[START]

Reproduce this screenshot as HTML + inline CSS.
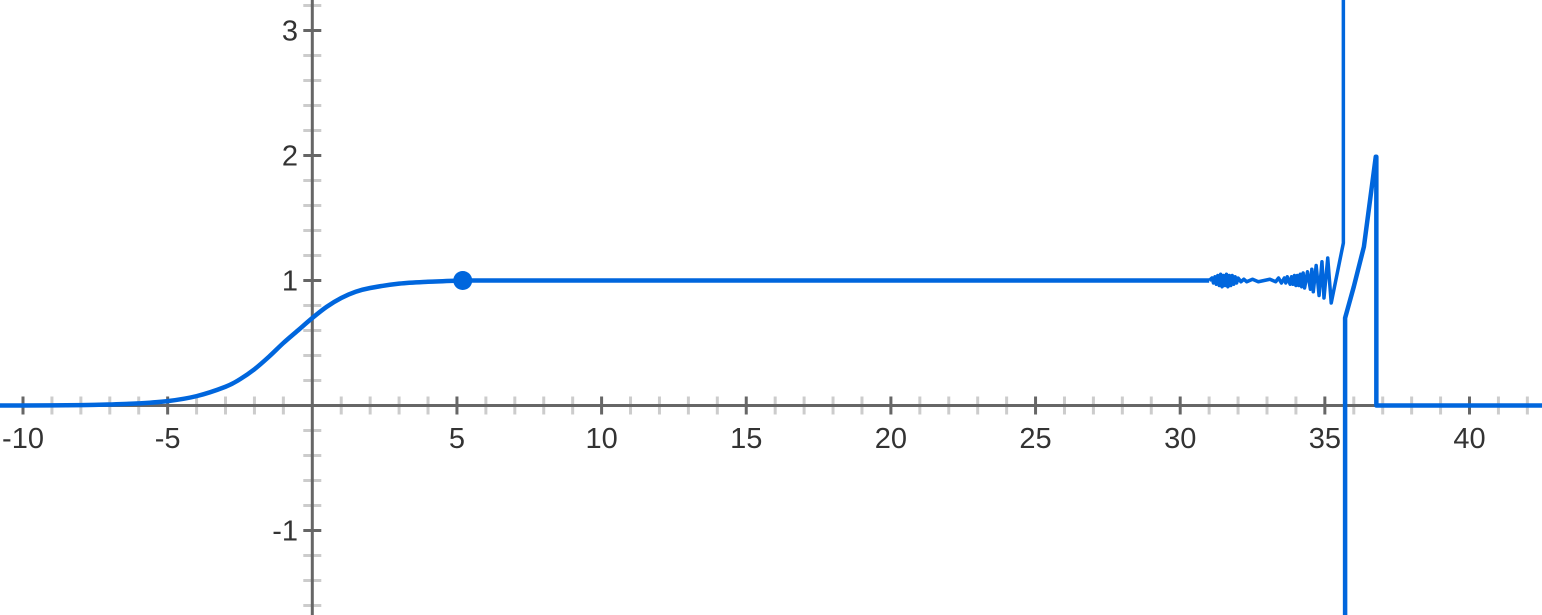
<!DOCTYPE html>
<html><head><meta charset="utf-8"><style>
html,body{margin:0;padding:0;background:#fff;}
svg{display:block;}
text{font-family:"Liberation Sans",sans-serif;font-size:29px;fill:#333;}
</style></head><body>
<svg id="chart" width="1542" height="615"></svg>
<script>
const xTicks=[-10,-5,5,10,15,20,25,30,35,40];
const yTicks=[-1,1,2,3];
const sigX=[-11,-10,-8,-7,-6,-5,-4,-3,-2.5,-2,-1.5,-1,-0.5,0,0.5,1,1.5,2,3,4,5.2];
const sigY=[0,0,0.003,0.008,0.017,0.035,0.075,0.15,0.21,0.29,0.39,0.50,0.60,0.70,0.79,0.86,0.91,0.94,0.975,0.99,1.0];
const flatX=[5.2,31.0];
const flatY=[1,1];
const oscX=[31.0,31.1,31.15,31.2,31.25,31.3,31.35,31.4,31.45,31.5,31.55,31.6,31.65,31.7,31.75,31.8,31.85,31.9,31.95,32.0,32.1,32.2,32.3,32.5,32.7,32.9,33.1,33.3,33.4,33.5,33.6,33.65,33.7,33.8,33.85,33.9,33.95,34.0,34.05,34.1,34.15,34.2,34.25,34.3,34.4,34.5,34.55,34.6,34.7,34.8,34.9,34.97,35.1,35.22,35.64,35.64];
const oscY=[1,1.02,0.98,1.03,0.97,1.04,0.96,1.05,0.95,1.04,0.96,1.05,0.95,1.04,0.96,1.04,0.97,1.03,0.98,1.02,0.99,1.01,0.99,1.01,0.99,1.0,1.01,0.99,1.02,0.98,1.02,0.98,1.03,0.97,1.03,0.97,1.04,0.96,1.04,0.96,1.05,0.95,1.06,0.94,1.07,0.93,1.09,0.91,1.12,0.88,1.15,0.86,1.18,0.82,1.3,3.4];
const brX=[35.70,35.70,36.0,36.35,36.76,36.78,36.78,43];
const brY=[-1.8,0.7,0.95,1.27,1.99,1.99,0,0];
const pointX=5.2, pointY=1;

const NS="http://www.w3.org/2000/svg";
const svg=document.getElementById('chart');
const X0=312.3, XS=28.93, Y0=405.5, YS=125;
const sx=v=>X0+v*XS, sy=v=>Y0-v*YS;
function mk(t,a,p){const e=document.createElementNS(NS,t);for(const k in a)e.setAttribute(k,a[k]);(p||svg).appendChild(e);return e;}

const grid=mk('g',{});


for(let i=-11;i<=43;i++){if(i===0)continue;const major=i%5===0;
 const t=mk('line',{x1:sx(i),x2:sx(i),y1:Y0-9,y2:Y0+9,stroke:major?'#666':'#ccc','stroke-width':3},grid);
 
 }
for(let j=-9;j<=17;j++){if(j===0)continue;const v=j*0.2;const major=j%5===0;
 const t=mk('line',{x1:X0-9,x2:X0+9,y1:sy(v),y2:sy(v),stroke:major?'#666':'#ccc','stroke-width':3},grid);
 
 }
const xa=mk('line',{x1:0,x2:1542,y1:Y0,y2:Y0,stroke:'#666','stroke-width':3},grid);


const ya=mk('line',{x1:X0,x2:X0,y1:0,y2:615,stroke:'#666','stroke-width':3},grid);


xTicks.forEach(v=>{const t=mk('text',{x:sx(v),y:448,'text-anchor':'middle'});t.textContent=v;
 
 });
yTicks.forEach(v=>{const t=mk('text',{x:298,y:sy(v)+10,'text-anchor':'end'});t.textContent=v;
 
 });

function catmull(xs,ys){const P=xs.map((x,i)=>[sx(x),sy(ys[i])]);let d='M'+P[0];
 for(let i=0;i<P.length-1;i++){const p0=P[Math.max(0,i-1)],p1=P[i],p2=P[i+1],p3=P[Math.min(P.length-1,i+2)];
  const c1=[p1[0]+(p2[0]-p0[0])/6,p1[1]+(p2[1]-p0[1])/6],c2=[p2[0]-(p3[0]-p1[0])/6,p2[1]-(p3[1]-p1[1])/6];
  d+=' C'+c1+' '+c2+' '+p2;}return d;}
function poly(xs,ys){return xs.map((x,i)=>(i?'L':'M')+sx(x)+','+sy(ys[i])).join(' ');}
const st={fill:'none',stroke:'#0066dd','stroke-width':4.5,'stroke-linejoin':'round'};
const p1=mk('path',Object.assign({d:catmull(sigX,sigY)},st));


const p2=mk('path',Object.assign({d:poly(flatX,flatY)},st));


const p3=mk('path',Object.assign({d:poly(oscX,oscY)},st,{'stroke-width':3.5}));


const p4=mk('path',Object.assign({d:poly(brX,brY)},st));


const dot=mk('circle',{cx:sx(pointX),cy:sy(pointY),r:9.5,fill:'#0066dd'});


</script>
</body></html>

[END]

» The exercise:
Leave out the pictures and print every line of the data exactly.

» Reply to the exercise:
Reproduce this screenshot as HTML + inline CSS.
<!DOCTYPE html>
<html><head><meta charset="utf-8"><style>
html,body{margin:0;padding:0;background:#fff;}
svg{display:block;}
text{font-family:"Liberation Sans",sans-serif;font-size:29px;fill:#333;}
</style></head><body>
<svg id="chart" width="1542" height="615"></svg>
<script>
const xTicks=[-10,-5,5,10,15,20,25,30,35,40];
const yTicks=[-1,1,2,3];
const sigX=[-11,-10,-8,-7,-6,-5,-4,-3,-2.5,-2,-1.5,-1,-0.5,0,0.5,1,1.5,2,3,4,5.2];
const sigY=[0,0,0.003,0.008,0.017,0.035,0.075,0.15,0.21,0.29,0.39,0.50,0.60,0.70,0.79,0.86,0.91,0.94,0.975,0.99,1.0];
const flatX=[5.2,31.0];
const flatY=[1,1];
const oscX=[31.0,31.1,31.15,31.2,31.25,31.3,31.35,31.4,31.45,31.5,31.55,31.6,31.65,31.7,31.75,31.8,31.85,31.9,31.95,32.0,32.1,32.2,32.3,32.5,32.7,32.9,33.1,33.3,33.4,33.5,33.6,33.65,33.7,33.8,33.85,33.9,33.95,34.0,34.05,34.1,34.15,34.2,34.25,34.3,34.4,34.5,34.55,34.6,34.7,34.8,34.9,34.97,35.1,35.22,35.64,35.64];
const oscY=[1,1.02,0.98,1.03,0.97,1.04,0.96,1.05,0.95,1.04,0.96,1.05,0.95,1.04,0.96,1.04,0.97,1.03,0.98,1.02,0.99,1.01,0.99,1.01,0.99,1.0,1.01,0.99,1.02,0.98,1.02,0.98,1.03,0.97,1.03,0.97,1.04,0.96,1.04,0.96,1.05,0.95,1.06,0.94,1.07,0.93,1.09,0.91,1.12,0.88,1.15,0.86,1.18,0.82,1.3,3.4];
const brX=[35.70,35.70,36.0,36.35,36.76,36.78,36.78,43];
const brY=[-1.8,0.7,0.95,1.27,1.99,1.99,0,0];
const pointX=5.2, pointY=1;

const NS="http://www.w3.org/2000/svg";
const svg=document.getElementById('chart');
const X0=312.3, XS=28.93, Y0=405.5, YS=125;
const sx=v=>X0+v*XS, sy=v=>Y0-v*YS;
function mk(t,a,p){const e=document.createElementNS(NS,t);for(const k in a)e.setAttribute(k,a[k]);(p||svg).appendChild(e);return e;}

const grid=mk('g',{});


for(let i=-11;i<=43;i++){if(i===0)continue;const major=i%5===0;
 const t=mk('line',{x1:sx(i),x2:sx(i),y1:Y0-9,y2:Y0+9,stroke:major?'#666':'#ccc','stroke-width':3},grid);
 
 }
for(let j=-9;j<=17;j++){if(j===0)continue;const v=j*0.2;const major=j%5===0;
 const t=mk('line',{x1:X0-9,x2:X0+9,y1:sy(v),y2:sy(v),stroke:major?'#666':'#ccc','stroke-width':3},grid);
 
 }
const xa=mk('line',{x1:0,x2:1542,y1:Y0,y2:Y0,stroke:'#666','stroke-width':3},grid);


const ya=mk('line',{x1:X0,x2:X0,y1:0,y2:615,stroke:'#666','stroke-width':3},grid);


xTicks.forEach(v=>{const t=mk('text',{x:sx(v),y:448,'text-anchor':'middle'});t.textContent=v;
 
 });
yTicks.forEach(v=>{const t=mk('text',{x:298,y:sy(v)+10,'text-anchor':'end'});t.textContent=v;
 
 });

function catmull(xs,ys){const P=xs.map((x,i)=>[sx(x),sy(ys[i])]);let d='M'+P[0];
 for(let i=0;i<P.length-1;i++){const p0=P[Math.max(0,i-1)],p1=P[i],p2=P[i+1],p3=P[Math.min(P.length-1,i+2)];
  const c1=[p1[0]+(p2[0]-p0[0])/6,p1[1]+(p2[1]-p0[1])/6],c2=[p2[0]-(p3[0]-p1[0])/6,p2[1]-(p3[1]-p1[1])/6];
  d+=' C'+c1+' '+c2+' '+p2;}return d;}
function poly(xs,ys){return xs.map((x,i)=>(i?'L':'M')+sx(x)+','+sy(ys[i])).join(' ');}
const st={fill:'none',stroke:'#0066dd','stroke-width':4.5,'stroke-linejoin':'round'};
const p1=mk('path',Object.assign({d:catmull(sigX,sigY)},st));


const p2=mk('path',Object.assign({d:poly(flatX,flatY)},st));


const p3=mk('path',Object.assign({d:poly(oscX,oscY)},st,{'stroke-width':3.5}));


const p4=mk('path',Object.assign({d:poly(brX,brY)},st));


const dot=mk('circle',{cx:sx(pointX),cy:sy(pointY),r:9.5,fill:'#0066dd'});


</script>
</body></html>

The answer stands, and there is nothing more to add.